+++ Dataset content +++
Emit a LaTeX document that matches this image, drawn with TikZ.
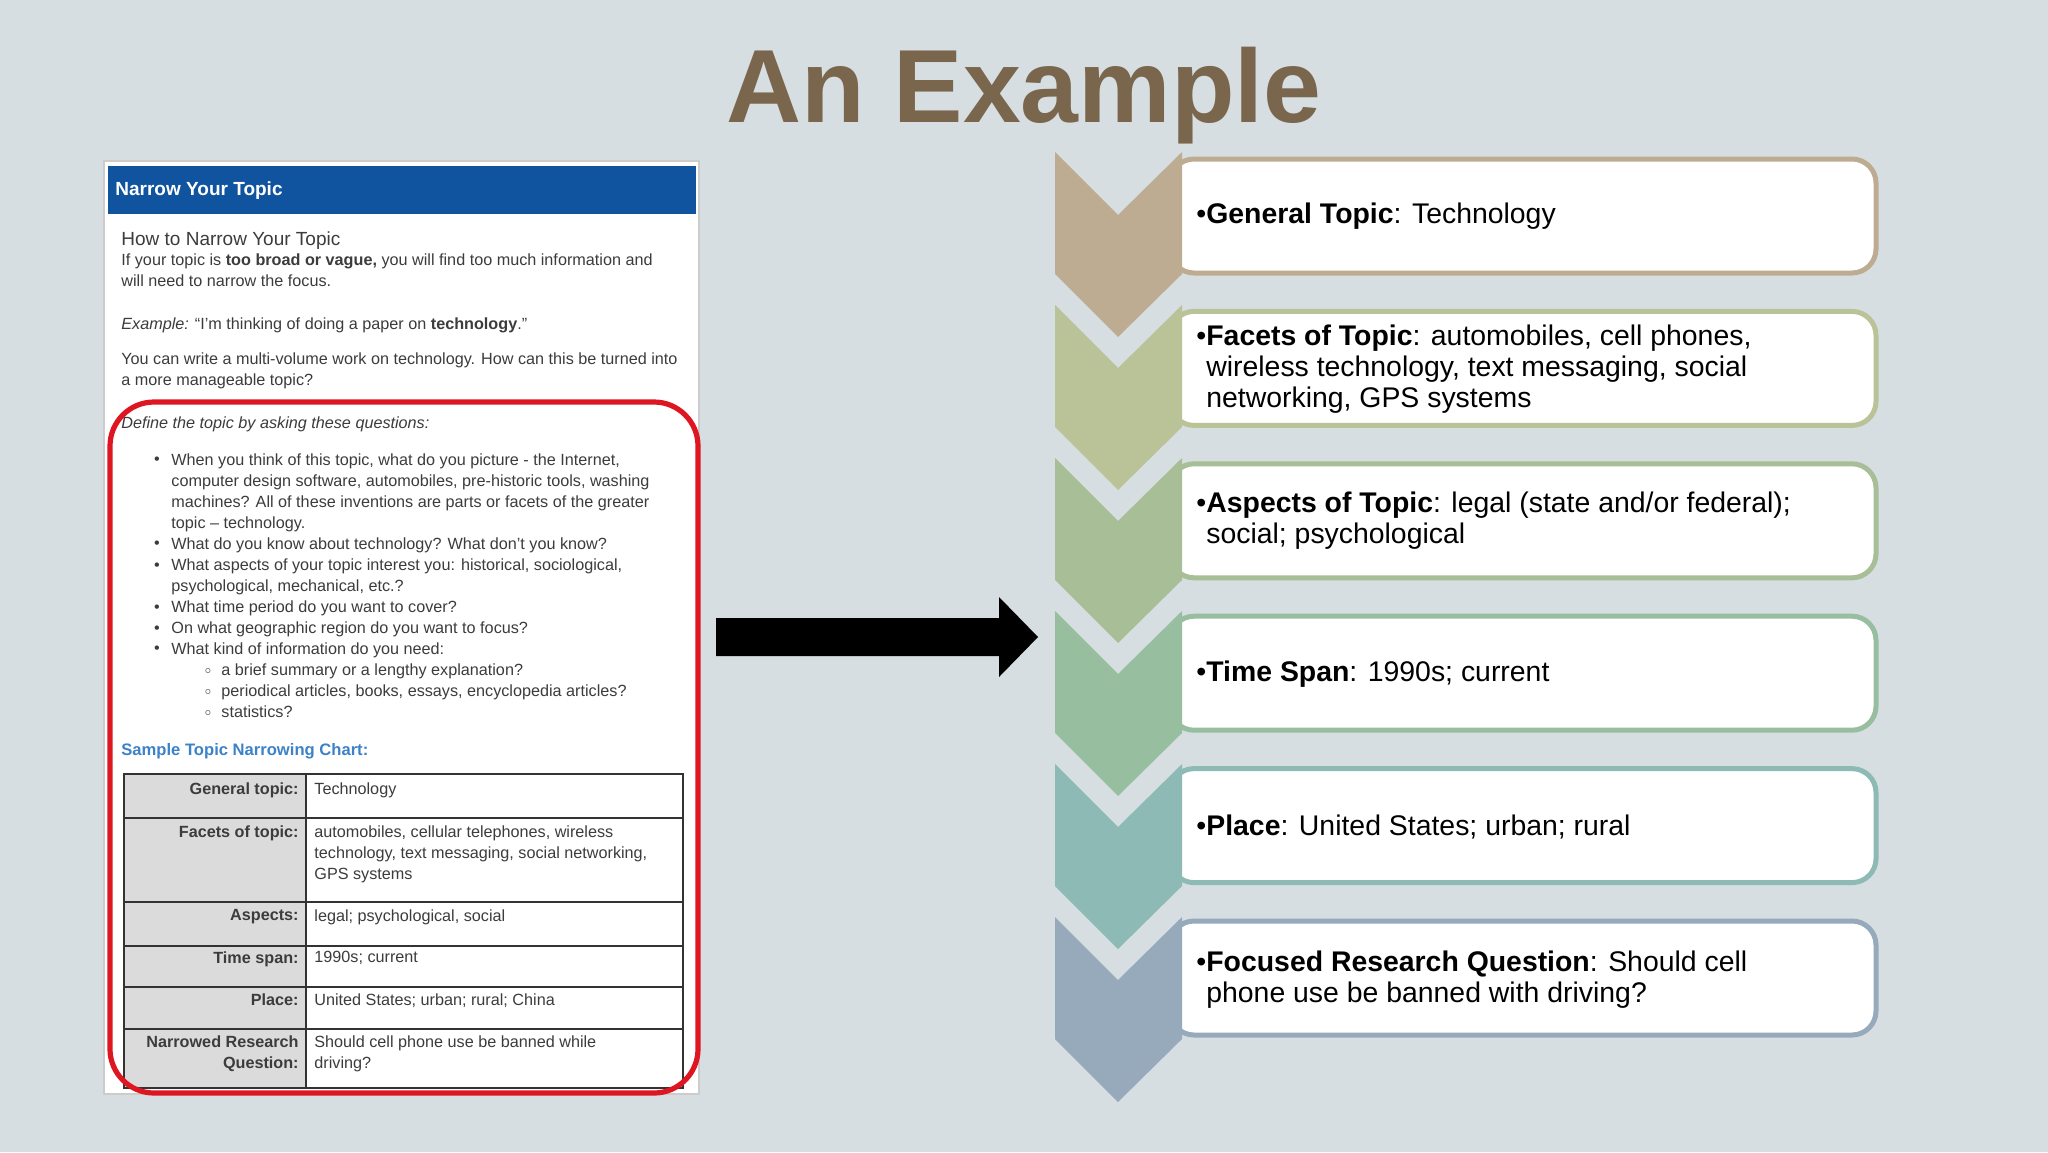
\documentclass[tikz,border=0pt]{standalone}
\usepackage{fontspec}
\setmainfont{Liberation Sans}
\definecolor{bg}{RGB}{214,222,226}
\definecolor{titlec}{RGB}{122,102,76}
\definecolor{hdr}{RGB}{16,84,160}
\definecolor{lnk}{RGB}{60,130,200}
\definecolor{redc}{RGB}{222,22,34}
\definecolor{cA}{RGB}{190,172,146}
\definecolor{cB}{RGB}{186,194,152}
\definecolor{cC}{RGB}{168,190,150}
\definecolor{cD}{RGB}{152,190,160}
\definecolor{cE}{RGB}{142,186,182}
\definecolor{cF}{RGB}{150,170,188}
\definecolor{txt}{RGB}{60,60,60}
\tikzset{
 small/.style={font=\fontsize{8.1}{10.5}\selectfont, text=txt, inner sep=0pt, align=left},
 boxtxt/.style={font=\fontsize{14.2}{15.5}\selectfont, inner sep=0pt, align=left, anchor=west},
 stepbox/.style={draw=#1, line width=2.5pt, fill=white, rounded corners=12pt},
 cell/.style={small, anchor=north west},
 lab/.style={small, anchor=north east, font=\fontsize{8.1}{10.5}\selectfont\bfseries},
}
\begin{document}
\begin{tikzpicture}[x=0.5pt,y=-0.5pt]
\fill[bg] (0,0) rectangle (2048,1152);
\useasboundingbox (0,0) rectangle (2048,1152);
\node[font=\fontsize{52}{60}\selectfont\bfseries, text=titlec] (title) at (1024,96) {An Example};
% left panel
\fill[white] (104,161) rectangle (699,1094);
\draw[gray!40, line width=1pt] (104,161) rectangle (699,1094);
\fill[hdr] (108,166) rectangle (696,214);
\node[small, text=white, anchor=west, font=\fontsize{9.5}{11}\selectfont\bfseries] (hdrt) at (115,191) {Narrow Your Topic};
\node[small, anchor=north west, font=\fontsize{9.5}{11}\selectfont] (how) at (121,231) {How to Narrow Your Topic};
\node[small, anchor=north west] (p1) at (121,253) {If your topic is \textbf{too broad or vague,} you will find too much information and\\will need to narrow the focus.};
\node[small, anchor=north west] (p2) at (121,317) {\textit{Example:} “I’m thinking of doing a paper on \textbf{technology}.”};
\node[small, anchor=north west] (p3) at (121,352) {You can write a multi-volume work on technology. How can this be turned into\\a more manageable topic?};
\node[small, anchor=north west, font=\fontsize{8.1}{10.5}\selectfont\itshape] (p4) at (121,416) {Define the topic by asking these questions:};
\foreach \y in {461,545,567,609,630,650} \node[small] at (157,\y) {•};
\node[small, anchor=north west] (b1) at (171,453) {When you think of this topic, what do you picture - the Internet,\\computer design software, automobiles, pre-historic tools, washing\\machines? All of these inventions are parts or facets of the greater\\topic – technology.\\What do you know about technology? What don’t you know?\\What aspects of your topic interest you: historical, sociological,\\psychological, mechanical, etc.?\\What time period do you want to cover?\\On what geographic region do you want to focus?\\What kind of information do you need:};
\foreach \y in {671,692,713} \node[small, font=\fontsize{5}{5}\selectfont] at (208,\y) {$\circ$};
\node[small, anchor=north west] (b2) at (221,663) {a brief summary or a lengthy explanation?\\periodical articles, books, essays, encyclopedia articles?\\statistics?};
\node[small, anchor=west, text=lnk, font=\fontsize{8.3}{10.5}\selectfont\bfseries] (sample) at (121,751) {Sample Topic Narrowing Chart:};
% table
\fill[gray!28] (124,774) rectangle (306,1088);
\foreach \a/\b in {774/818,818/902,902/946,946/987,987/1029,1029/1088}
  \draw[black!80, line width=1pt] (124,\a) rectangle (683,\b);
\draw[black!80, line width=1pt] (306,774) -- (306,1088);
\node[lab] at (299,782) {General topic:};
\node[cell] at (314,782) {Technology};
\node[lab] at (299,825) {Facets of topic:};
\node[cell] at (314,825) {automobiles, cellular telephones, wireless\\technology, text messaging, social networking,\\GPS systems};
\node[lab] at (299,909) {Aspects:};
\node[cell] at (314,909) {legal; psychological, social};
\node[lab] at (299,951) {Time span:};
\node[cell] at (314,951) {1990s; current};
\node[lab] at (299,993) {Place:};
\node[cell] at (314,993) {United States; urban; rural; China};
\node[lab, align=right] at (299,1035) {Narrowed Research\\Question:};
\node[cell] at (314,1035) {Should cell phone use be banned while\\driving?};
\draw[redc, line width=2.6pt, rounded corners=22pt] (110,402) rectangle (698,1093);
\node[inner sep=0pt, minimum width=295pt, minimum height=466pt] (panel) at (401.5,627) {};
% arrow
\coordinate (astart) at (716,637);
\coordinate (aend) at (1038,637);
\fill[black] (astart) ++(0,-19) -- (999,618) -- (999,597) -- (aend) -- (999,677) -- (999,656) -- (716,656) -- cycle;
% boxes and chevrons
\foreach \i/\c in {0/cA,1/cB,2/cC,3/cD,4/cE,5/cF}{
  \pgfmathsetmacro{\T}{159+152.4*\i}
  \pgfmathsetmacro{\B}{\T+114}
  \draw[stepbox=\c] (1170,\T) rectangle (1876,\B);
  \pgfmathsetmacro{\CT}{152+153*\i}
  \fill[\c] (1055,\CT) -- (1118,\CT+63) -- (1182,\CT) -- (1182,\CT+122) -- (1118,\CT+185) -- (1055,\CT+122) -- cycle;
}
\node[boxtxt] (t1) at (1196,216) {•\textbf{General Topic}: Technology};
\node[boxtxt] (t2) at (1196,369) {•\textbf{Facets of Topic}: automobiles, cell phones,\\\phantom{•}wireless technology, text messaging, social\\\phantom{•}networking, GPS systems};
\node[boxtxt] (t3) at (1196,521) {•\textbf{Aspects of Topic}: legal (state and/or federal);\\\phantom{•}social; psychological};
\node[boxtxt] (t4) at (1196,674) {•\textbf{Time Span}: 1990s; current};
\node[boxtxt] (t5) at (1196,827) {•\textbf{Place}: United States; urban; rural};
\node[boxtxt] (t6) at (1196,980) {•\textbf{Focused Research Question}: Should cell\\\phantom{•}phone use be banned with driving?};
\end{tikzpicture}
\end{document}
+++
## To be done
Give the data above again in full and unchanged, skipping the pictures.

## Exercise solution
Emit a LaTeX document that matches this image, drawn with TikZ.
\documentclass[tikz,border=0pt]{standalone}
\usepackage{fontspec}
\setmainfont{Liberation Sans}
\definecolor{bg}{RGB}{214,222,226}
\definecolor{titlec}{RGB}{122,102,76}
\definecolor{hdr}{RGB}{16,84,160}
\definecolor{lnk}{RGB}{60,130,200}
\definecolor{redc}{RGB}{222,22,34}
\definecolor{cA}{RGB}{190,172,146}
\definecolor{cB}{RGB}{186,194,152}
\definecolor{cC}{RGB}{168,190,150}
\definecolor{cD}{RGB}{152,190,160}
\definecolor{cE}{RGB}{142,186,182}
\definecolor{cF}{RGB}{150,170,188}
\definecolor{txt}{RGB}{60,60,60}
\tikzset{
 small/.style={font=\fontsize{8.1}{10.5}\selectfont, text=txt, inner sep=0pt, align=left},
 boxtxt/.style={font=\fontsize{14.2}{15.5}\selectfont, inner sep=0pt, align=left, anchor=west},
 stepbox/.style={draw=#1, line width=2.5pt, fill=white, rounded corners=12pt},
 cell/.style={small, anchor=north west},
 lab/.style={small, anchor=north east, font=\fontsize{8.1}{10.5}\selectfont\bfseries},
}
\begin{document}
\begin{tikzpicture}[x=0.5pt,y=-0.5pt]
\fill[bg] (0,0) rectangle (2048,1152);
\useasboundingbox (0,0) rectangle (2048,1152);
\node[font=\fontsize{52}{60}\selectfont\bfseries, text=titlec] (title) at (1024,96) {An Example};
% left panel
\fill[white] (104,161) rectangle (699,1094);
\draw[gray!40, line width=1pt] (104,161) rectangle (699,1094);
\fill[hdr] (108,166) rectangle (696,214);
\node[small, text=white, anchor=west, font=\fontsize{9.5}{11}\selectfont\bfseries] (hdrt) at (115,191) {Narrow Your Topic};
\node[small, anchor=north west, font=\fontsize{9.5}{11}\selectfont] (how) at (121,231) {How to Narrow Your Topic};
\node[small, anchor=north west] (p1) at (121,253) {If your topic is \textbf{too broad or vague,} you will find too much information and\\will need to narrow the focus.};
\node[small, anchor=north west] (p2) at (121,317) {\textit{Example:} “I’m thinking of doing a paper on \textbf{technology}.”};
\node[small, anchor=north west] (p3) at (121,352) {You can write a multi-volume work on technology. How can this be turned into\\a more manageable topic?};
\node[small, anchor=north west, font=\fontsize{8.1}{10.5}\selectfont\itshape] (p4) at (121,416) {Define the topic by asking these questions:};
\foreach \y in {461,545,567,609,630,650} \node[small] at (157,\y) {•};
\node[small, anchor=north west] (b1) at (171,453) {When you think of this topic, what do you picture - the Internet,\\computer design software, automobiles, pre-historic tools, washing\\machines? All of these inventions are parts or facets of the greater\\topic – technology.\\What do you know about technology? What don’t you know?\\What aspects of your topic interest you: historical, sociological,\\psychological, mechanical, etc.?\\What time period do you want to cover?\\On what geographic region do you want to focus?\\What kind of information do you need:};
\foreach \y in {671,692,713} \node[small, font=\fontsize{5}{5}\selectfont] at (208,\y) {$\circ$};
\node[small, anchor=north west] (b2) at (221,663) {a brief summary or a lengthy explanation?\\periodical articles, books, essays, encyclopedia articles?\\statistics?};
\node[small, anchor=west, text=lnk, font=\fontsize{8.3}{10.5}\selectfont\bfseries] (sample) at (121,751) {Sample Topic Narrowing Chart:};
% table
\fill[gray!28] (124,774) rectangle (306,1088);
\foreach \a/\b in {774/818,818/902,902/946,946/987,987/1029,1029/1088}
  \draw[black!80, line width=1pt] (124,\a) rectangle (683,\b);
\draw[black!80, line width=1pt] (306,774) -- (306,1088);
\node[lab] at (299,782) {General topic:};
\node[cell] at (314,782) {Technology};
\node[lab] at (299,825) {Facets of topic:};
\node[cell] at (314,825) {automobiles, cellular telephones, wireless\\technology, text messaging, social networking,\\GPS systems};
\node[lab] at (299,909) {Aspects:};
\node[cell] at (314,909) {legal; psychological, social};
\node[lab] at (299,951) {Time span:};
\node[cell] at (314,951) {1990s; current};
\node[lab] at (299,993) {Place:};
\node[cell] at (314,993) {United States; urban; rural; China};
\node[lab, align=right] at (299,1035) {Narrowed Research\\Question:};
\node[cell] at (314,1035) {Should cell phone use be banned while\\driving?};
\draw[redc, line width=2.6pt, rounded corners=22pt] (110,402) rectangle (698,1093);
\node[inner sep=0pt, minimum width=295pt, minimum height=466pt] (panel) at (401.5,627) {};
% arrow
\coordinate (astart) at (716,637);
\coordinate (aend) at (1038,637);
\fill[black] (astart) ++(0,-19) -- (999,618) -- (999,597) -- (aend) -- (999,677) -- (999,656) -- (716,656) -- cycle;
% boxes and chevrons
\foreach \i/\c in {0/cA,1/cB,2/cC,3/cD,4/cE,5/cF}{
  \pgfmathsetmacro{\T}{159+152.4*\i}
  \pgfmathsetmacro{\B}{\T+114}
  \draw[stepbox=\c] (1170,\T) rectangle (1876,\B);
  \pgfmathsetmacro{\CT}{152+153*\i}
  \fill[\c] (1055,\CT) -- (1118,\CT+63) -- (1182,\CT) -- (1182,\CT+122) -- (1118,\CT+185) -- (1055,\CT+122) -- cycle;
}
\node[boxtxt] (t1) at (1196,216) {•\textbf{General Topic}: Technology};
\node[boxtxt] (t2) at (1196,369) {•\textbf{Facets of Topic}: automobiles, cell phones,\\\phantom{•}wireless technology, text messaging, social\\\phantom{•}networking, GPS systems};
\node[boxtxt] (t3) at (1196,521) {•\textbf{Aspects of Topic}: legal (state and/or federal);\\\phantom{•}social; psychological};
\node[boxtxt] (t4) at (1196,674) {•\textbf{Time Span}: 1990s; current};
\node[boxtxt] (t5) at (1196,827) {•\textbf{Place}: United States; urban; rural};
\node[boxtxt] (t6) at (1196,980) {•\textbf{Focused Research Question}: Should cell\\\phantom{•}phone use be banned with driving?};
\end{tikzpicture}
\end{document}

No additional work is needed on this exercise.